## [Job]
Your answer should be a single number: the count of lines containing "this".

## [Data listing]

———

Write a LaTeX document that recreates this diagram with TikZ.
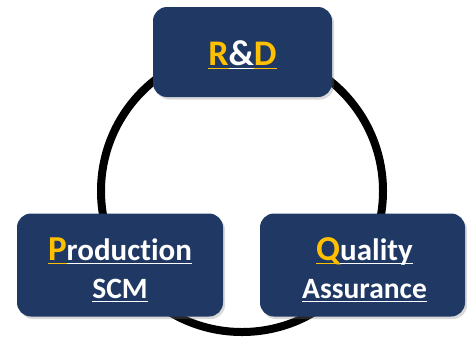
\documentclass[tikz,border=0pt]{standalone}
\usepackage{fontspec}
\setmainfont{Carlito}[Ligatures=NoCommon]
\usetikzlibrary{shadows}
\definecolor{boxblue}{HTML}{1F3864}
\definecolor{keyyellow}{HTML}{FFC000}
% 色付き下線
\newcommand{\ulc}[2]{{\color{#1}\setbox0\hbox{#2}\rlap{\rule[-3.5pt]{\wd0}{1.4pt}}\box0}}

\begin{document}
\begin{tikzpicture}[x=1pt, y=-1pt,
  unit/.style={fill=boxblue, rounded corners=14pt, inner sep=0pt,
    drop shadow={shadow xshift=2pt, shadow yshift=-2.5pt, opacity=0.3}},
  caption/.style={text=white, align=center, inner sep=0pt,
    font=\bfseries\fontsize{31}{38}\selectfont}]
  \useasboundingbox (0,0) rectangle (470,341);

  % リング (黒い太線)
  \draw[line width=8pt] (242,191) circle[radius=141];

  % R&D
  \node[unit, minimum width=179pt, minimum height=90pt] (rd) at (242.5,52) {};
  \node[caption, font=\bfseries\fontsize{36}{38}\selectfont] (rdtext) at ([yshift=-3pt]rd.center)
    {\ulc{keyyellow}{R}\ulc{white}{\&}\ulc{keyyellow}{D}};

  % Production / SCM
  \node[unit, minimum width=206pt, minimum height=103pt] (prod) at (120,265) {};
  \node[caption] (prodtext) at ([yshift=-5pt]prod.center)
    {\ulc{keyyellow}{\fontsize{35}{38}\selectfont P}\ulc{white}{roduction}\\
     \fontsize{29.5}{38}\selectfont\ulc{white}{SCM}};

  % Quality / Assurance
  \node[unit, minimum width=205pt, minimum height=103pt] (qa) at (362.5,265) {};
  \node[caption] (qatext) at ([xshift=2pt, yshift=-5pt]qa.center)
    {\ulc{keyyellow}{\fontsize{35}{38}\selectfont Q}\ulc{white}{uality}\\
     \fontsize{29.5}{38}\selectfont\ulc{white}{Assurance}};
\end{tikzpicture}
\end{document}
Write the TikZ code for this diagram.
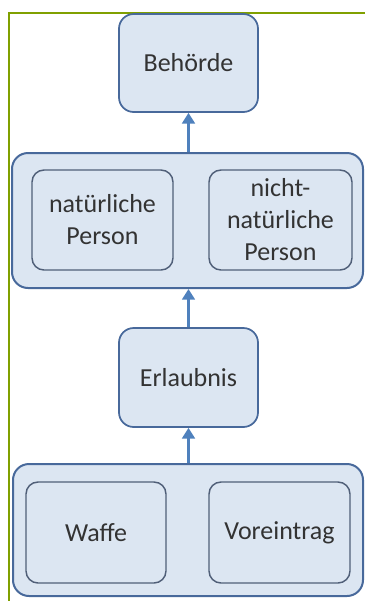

———

## [The result]
2